New York and Same-Sex Marriage

(Cross-posted on Examiner.com)

Like most people in the Jewish community, especially those on the more liberal end of the religio-political continuum of Jewish life, I have been following the same-sex marriage laws with a great deal of interest. Let me be clear. I am an advocate for the legalization of same-sex marriages for a variety of reasons. As someone who works in New York, I was thrilled when the legislature finally legalized same sex marriages and I was proud of the state for being one of only a few states to do so.

As someone who spends a lot of time thinking about intermarriage in the Jewish community, I also recognize that GLBT relationships are more likely to be interfaith than are straight relationships. And it is quite understandable. More than anything else, intermarriage or interpartnering is demographically driven. If there are fewer opportunities for infaith partnerships, then it is logical that more interfaith partnerships will take place.

While there have been many articles about the recent decision in Albany, there has been little discussion about its interfaith aspect and its ramifications on the Jewish community. Sure, there have been discussions about rabbis and officiation, especially in those communities where rabbis have been generally more conservative about such issues. But of all the articles that I have read about the decision, I found this New York Times article to be most interesting.

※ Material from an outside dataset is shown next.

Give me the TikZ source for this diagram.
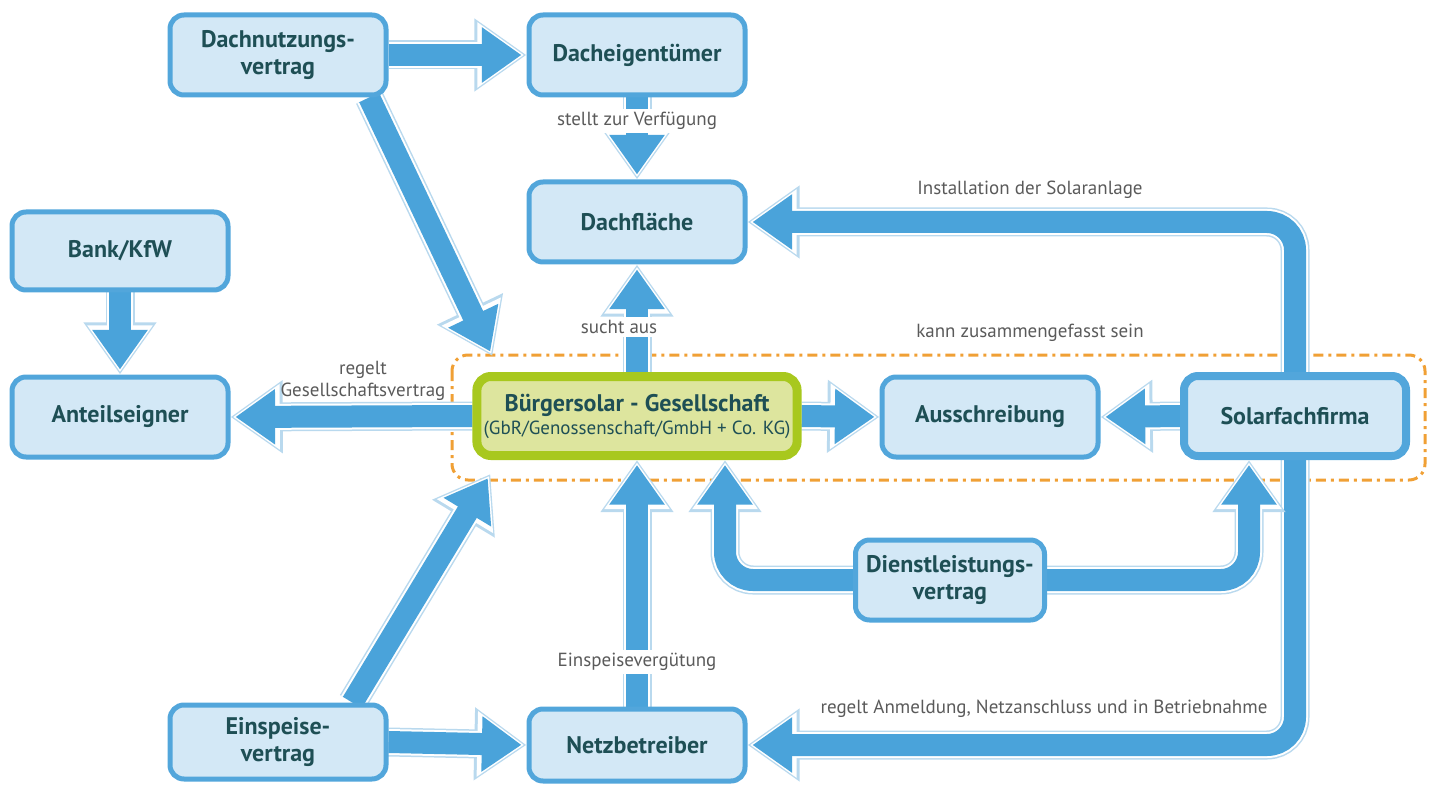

Why? Because of these two lines: “Mr. Saland opposed the measure in 2009, but at home in Poughkeepsie, two powerful forces seem to have quietly nudged him toward a yes vote: his wife, Linda, who wanted him to back the measure, and the rabbi at his longtime synagogue, who is an outspoken advocate of gay rights. And with a margin of victory in 2010 of nearly 20,000 votes, Mr. Saland is not seen as being in any particular danger of being defeated.” It seems that while much of the focus of rabbinic discussions is about officiation, at least one rabbi sought another approach. He sought to influence a decision-maker and did so out of the context of specific Jewish values.

For those who think that rabbis no longer have any influence in the community or in the decisions that people—especially people in power—make, I advise them to read this article carefully. I applaud Mr. Saland and I thank and applaud his rabbi, whomever that might be.

Posted by Kerry Olitzky | July 22, 2011 | Comments (0)

Will Bob Marley’s Grandchildren Be Jewish?

For decades now, panicked voices in the Jewish community have responded to the high rates of intermarriage by asking the provocative question, “Will your grandchildren be Jewish?” While in recent years we at JOI are gratified to see the community move away from fear-based program decisions to a focus on positive Jewish engagement –- and feel that we’ve helped change the discourse –- we are disappointed that there are still communal professionals who maintain as part of their reports or presenting repertoire the highly-deceiving statistics “demonstrating” that almost no grandchildren of an intermarried Jewish grandparent will be raised Jewish.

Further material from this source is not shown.